Computer user clicking a mouse. Estonia said Friday it plans to lend its IT expertise to help exiled Belarussians who have taken to cyber-space to oppose their homeland's President Alexander Lukashenko.
"Estonia is planning IT training for members of the Belarussian opposition, teaching them how to manage their websites and protect them from cyber-attacks," foreign ministry spokeswoman Mariann Sudakov told AFP.
"We have also offered scholarship programmes in Estonian universities for Belarussian students whose have been kicked out of Belarussian universities for political reasons," she added.
Like Belarus, Estonia gained independence from the crumbling Soviet Union in 1991.

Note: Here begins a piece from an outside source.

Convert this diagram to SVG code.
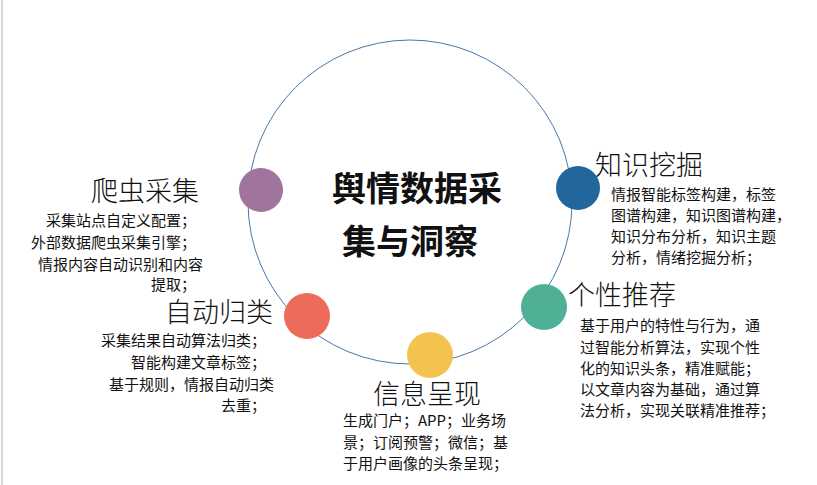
<svg xmlns="http://www.w3.org/2000/svg" width="817" height="485" viewBox="0 0 817 485">
<style>
text{font-family:"Noto Sans CJK SC","Noto Sans",sans-serif;fill:#111}
.h{font-size:27px;font-weight:300}
.b{font-size:15px}
.t{font-size:34px;font-weight:bold}
.r{text-anchor:end}
</style>
<rect width="817" height="485" fill="#fff"/>
<line x1="2" y1="0" x2="2" y2="485" stroke="#c8c8c8" stroke-width="1.5"/>
<g id="connectors"><circle cx="410" cy="202" r="162" fill="none" stroke="#4a78a8" stroke-width="1"/></g>
<g id="title"><text class="t" x="417" y="201" text-anchor="middle">舆情数据采</text><text class="t" x="410" y="254" text-anchor="middle">集与洞察</text></g>
<g id="n1"><circle cx="261" cy="190" r="22" fill="#a0749c"/>
<text class="h r" x="199" y="201">爬虫采集</text>
<text class="b r" x="196" y="226">采集站点自定义配置；</text>
<text class="b r" x="196" y="248">外部数据爬虫采集引擎；</text>
<text class="b r" x="203" y="270">情报内容自动识别和内容</text>
<text class="b r" x="196" y="290">提取；</text></g>
<g id="n2"><circle cx="307" cy="316" r="23" fill="#ec6b5a"/>
<text class="h r" x="273" y="322">自动归类</text>
<text class="b r" x="266" y="346">采集结果自动算法归类；</text>
<text class="b r" x="266" y="368">智能构建文章标签；</text>
<text class="b r" x="274" y="390">基于规则，情报自动归类</text>
<text class="b r" x="266" y="411">去重；</text></g>
<g id="n3"><circle cx="430" cy="355" r="23" fill="#f4c24f"/>
<text class="h" x="373" y="404">信息呈现</text>
<text class="b" x="343" y="426">生成门户；APP；业务场</text>
<text class="b" x="343" y="448">景；订阅预警；微信；基</text>
<text class="b" x="343" y="469">于用户画像的头条呈现；</text></g>
<g id="n4"><circle cx="544" cy="307" r="23" fill="#4fb095"/>
<text class="h" x="568" y="305">个性推荐</text>
<text class="b" x="580" y="331">基于用户的特性与行为，通</text>
<text class="b" x="580" y="353">过智能分析算法，实现个性</text>
<text class="b" x="580" y="374">化的知识头条，精准赋能；</text>
<text class="b" x="580" y="395">以文章内容为基础，通过算</text>
<text class="b" x="580" y="416">法分析，实现关联精准推荐；</text></g>
<g id="n5"><circle cx="578" cy="188" r="22" fill="#22669e"/>
<text class="h" x="595" y="175">知识挖掘</text>
<text class="b" x="611" y="200">情报智能标签构建，标签</text>
<text class="b" x="611" y="221">图谱构建，知识图谱构建，</text>
<text class="b" x="611" y="242">知识分布分析，知识主题</text>
<text class="b" x="611" y="263">分析，情绪挖掘分析；</text></g>
</svg>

But in stark contract, it is anchored solidly in the West after joining the European Union and NATO in 2004.
The Baltic nation of 1.3 million is one of the world's most wired nations, earning the nickname "E-stonia".
Since falling victim to a "cyber-war" in 2007 widely blamed on Russian hackers, it has become a leading light in moves to fend off online attacks, and also hosts NATO's cyber-defence facility.
Lukashenko has ruled Belarus since 1994 and was sworn in Friday for a new term after a December election faulted by Western observers.
He has long been criticised for imprisoning opposition leaders, preventing criticism in the state-controlled media and clamping down on independent broadcasters and the press.
Pavel Morozau, an anti-Lukashenko campaigner exiled in Estonia since 2006, said the Internet was a crucial tool.
"Activists from the Belarussian community in Estonia have created and managed websites in Estonia and elsewhere to support our friends in the Belarussian opposition and promote democracy in our fatherland," Morozau told AFP.